Was also told most derailments happen 14-19mph because that match’s the natural fq of the cars swaying with the typical splice lengths.

Have some tribal learning for operating an engine, but that is about all. That was 20 years ago. I still remember opening up the cabinet and throwing that knife switch to juice it up for a start. Anyone know if the above tidbits are close to accurate?

Pacific5th
10-25-19, 20:41
Is mainline rail a standard rating throughout the country? I want to say 110 or 115lbs? A place I worked at had 90lbs from what I remember. Was told this is the weight over a 3’ span? Maintenance said they were ok with every third cross tie being good. Man did we have a lot of derailments until they reworked the yard. One year we needed to put loads in the empty yard. That was a disaster. Got a lot of new rail and ties that year!

Was also told most derailments happen 14-19mph because that match’s the natural fq of the cars swaying with the typical splice lengths.

Have some tribal learning for operating an engine, but that is about all. That was 20 years ago. I still remember opening up the cabinet and throwing that knife switch to juice it up for a start. Anyone know if the above tidbits are close to accurate?

Mainline rail is 132-140lbs now. The industry standard is like 286k cars now and you have to have heavy rail if you want to do that every day with multiple trains. Hell the average grain train I run is 15,000 tons coal trains are pushing 20,000 tons. Where I work we run 30-50 trains a day.
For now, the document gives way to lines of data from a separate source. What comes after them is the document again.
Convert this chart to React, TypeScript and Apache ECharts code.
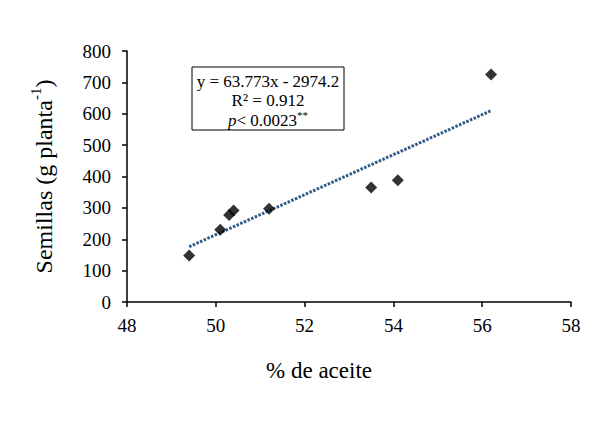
import React, { useEffect, useRef } from "react";
import * as echarts from "echarts";

const oilPercent = [49.4, 50.1, 50.3, 50.4, 51.2, 53.5, 54.1, 56.2];
const seedYield = [148, 230, 277, 292, 297, 365, 388, 725];
const trendCoef = [63.773, -2974.2];
const trendRange = [49.4, 56.2];
const xTicks = [48, 50, 52, 54, 56, 58];
const yTicks = [0, 100, 200, 300, 400, 500, 600, 700, 800];
const annotation = ["y = 63.773x - 2974.2", "R² = 0.912", "0.0023"];

export default function App() {
  const ref = useRef<HTMLDivElement>(null);
  useEffect(() => {
    if (!ref.current) return;
    const chart = echarts.init(ref.current, null, { renderer: "svg" });
    const font = "Liberation Serif";
    const trend = trendRange.map((x) => [x, trendCoef[0] * x + trendCoef[1]]);
    chart.setOption({
      animation: false,
      backgroundColor: "#ffffff",
      textStyle: { fontFamily: font, color: "#000" },
      grid: { left: 127, right: 41, top: 51, bottom: 126 },
      xAxis: {
        type: "value",
        min: xTicks[0],
        max: xTicks[xTicks.length - 1],
        interval: 2,
        name: "% de aceite",
        nameLocation: "middle",
        nameGap: 57,
        nameTextStyle: { fontFamily: font, fontSize: 23, color: "#000", padding: [0, 60, 0, 0] },
        axisLine: { lineStyle: { color: "#000", width: 1.5 } },
        axisTick: { show: true, length: 5, lineStyle: { color: "#000", width: 1.5 } },
        axisLabel: { fontFamily: font, fontSize: 19, color: "#000", margin: 14 },
        splitLine: { show: false },
      },
      yAxis: {
        type: "value",
        min: yTicks[0],
        max: yTicks[yTicks.length - 1],
        interval: 100,
        name: "{n|Semillas (g planta}{s|-1}{n|)}",
        nameLocation: "middle",
        nameGap: 71,
        nameRotate: 90,
        nameTextStyle: {
          fontFamily: font,
          color: "#000",
          rich: {
            n: { fontFamily: font, fontSize: 24, color: "#000", lineHeight: 28, verticalAlign: "bottom" },
            s: { fontFamily: font, fontSize: 15, color: "#000", lineHeight: 28, verticalAlign: "top" },
          },
        },
        axisLine: { show: true, lineStyle: { color: "#000", width: 1.5 } },
        axisTick: { show: true, length: 5, lineStyle: { color: "#000", width: 1.5 } },
        axisLabel: { fontFamily: font, fontSize: 19, color: "#000", margin: 16 },
        splitLine: { show: false },
      },
      series: [
        {
          type: "line",
          data: trend,
          symbol: "none",
          lineStyle: { color: "#2d5a86", width: 3, type: [2.5, 1.5] },
          z: 2,
        },
        {
          type: "scatter",
          data: oilPercent.map((x, i) => [x, seedYield[i]]),
          symbol: "diamond",
          symbolSize: [12, 12],
          itemStyle: { color: "#000" },
          z: 3,
        },
      ],
      graphic: [
        {
          type: "rect",
          shape: { x: 192, y: 67, width: 152, height: 63 },
          style: { fill: "#fff", stroke: "#000", lineWidth: 1 },
          z: 10,
        },
        {
          type: "text",
          x: 268,
          y: 81,
          style: { text: annotation[0], fontFamily: font, fontSize: 17, fill: "#000", align: "center", verticalAlign: "middle" },
          z: 11,
        },
        {
          type: "text",
          x: 268,
          y: 100,
          style: { text: annotation[1], fontFamily: font, fontSize: 17, fill: "#000", align: "center", verticalAlign: "middle" },
          z: 11,
        },
        {
          type: "text",
          x: 268,
          y: 119,
          style: {
            text: "{i|p}{n|< " + annotation[2] + "}{s|**}",
            align: "center",
            verticalAlign: "middle",
            rich: {
              i: { fontFamily: font, fontSize: 17, fontStyle: "italic", fill: "#000", lineHeight: 19, verticalAlign: "bottom" },
              n: { fontFamily: font, fontSize: 17, fill: "#000", lineHeight: 19, verticalAlign: "bottom" },
              s: { fontFamily: font, fontSize: 11, fill: "#000", lineHeight: 19, verticalAlign: "top" },
            },
          },
          z: 11,
        },
      ],
    });
    return () => chart.dispose();
  }, []);
  return <div ref={ref} style={{ width: 612, height: 428, position: "absolute", left: 0, top: 0 }} />;
}
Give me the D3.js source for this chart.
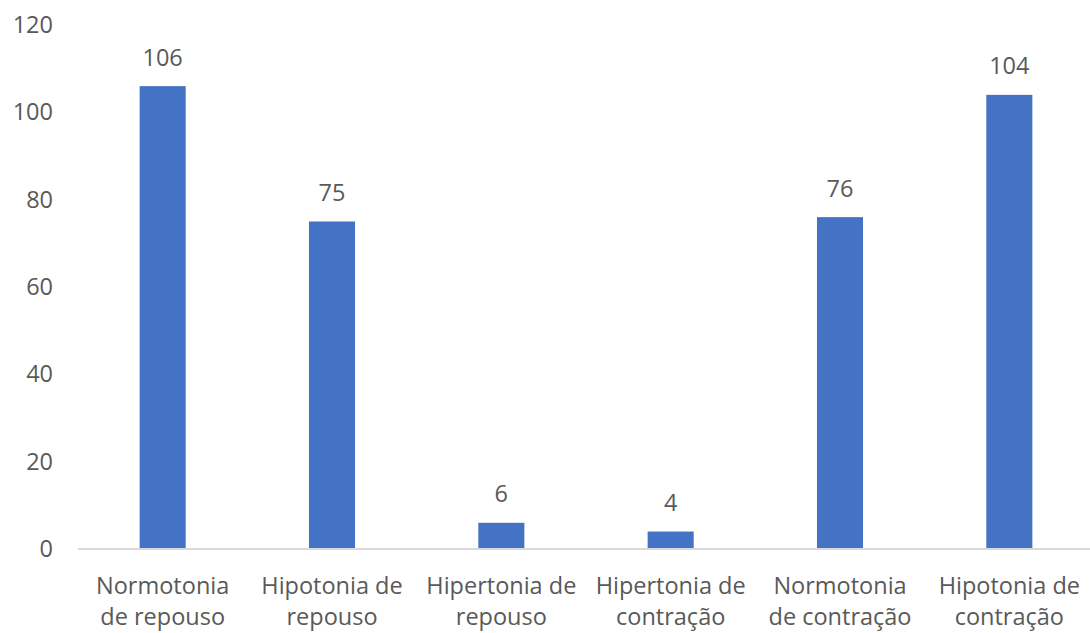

They have lighter rail on branch’s and yard tracks though. I know of some 85lbs rail from the late 1890’s still in use in some obscure service and industry tracks.

13-21mph or something like that is bad on jointed rail. The cars will rock side to side and can derail at those speeds. We have instructions that state if your on jointed rail and can’t do above 21mph then you have to stay below 13mph. Most heavy main line track is continuous welded rail though and it’s not a issue.

The knife switch is the main power switch, kill it and you have no battery power. So yes it has to be on for the locomotive to function in any way.

pinzgauer
10-26-19, 10:10
Pinz, freelance or prototype?

I'm rusty on the terminology, but I used the more appropriately scale flex track. I forget the exact math, but I want to say it was decreasing squares.

The interesting thing is I could not get it to match any ellipse. So it's something unique. It makes sense for a railroad engineer to use the approach they do because they're not making loops that need to look optically similar. But the official railroad approach is a pain to make matching curves on a small layout. (Think 4 by 8 flat top)

A properly radiused curve is a thing of beauty and is more noticeable in model railroads than full size. Then again I believe all full size curves are radiused, so we don't have a comparison. Well, maybe not the short loop tracks at the local railroad museum.

jpmuscle
10-26-19, 10:17
NAD83 (2011) masterrace.

NERD

Somewhat related but Horseshoe Curve in Altoona, PA is a pretty cool engineering structure to behold.

https://en.m.wikipedia.org/wiki/Horseshoe_Curve_(Pennsylvania)

I’m trying to the pics I took when I was there last.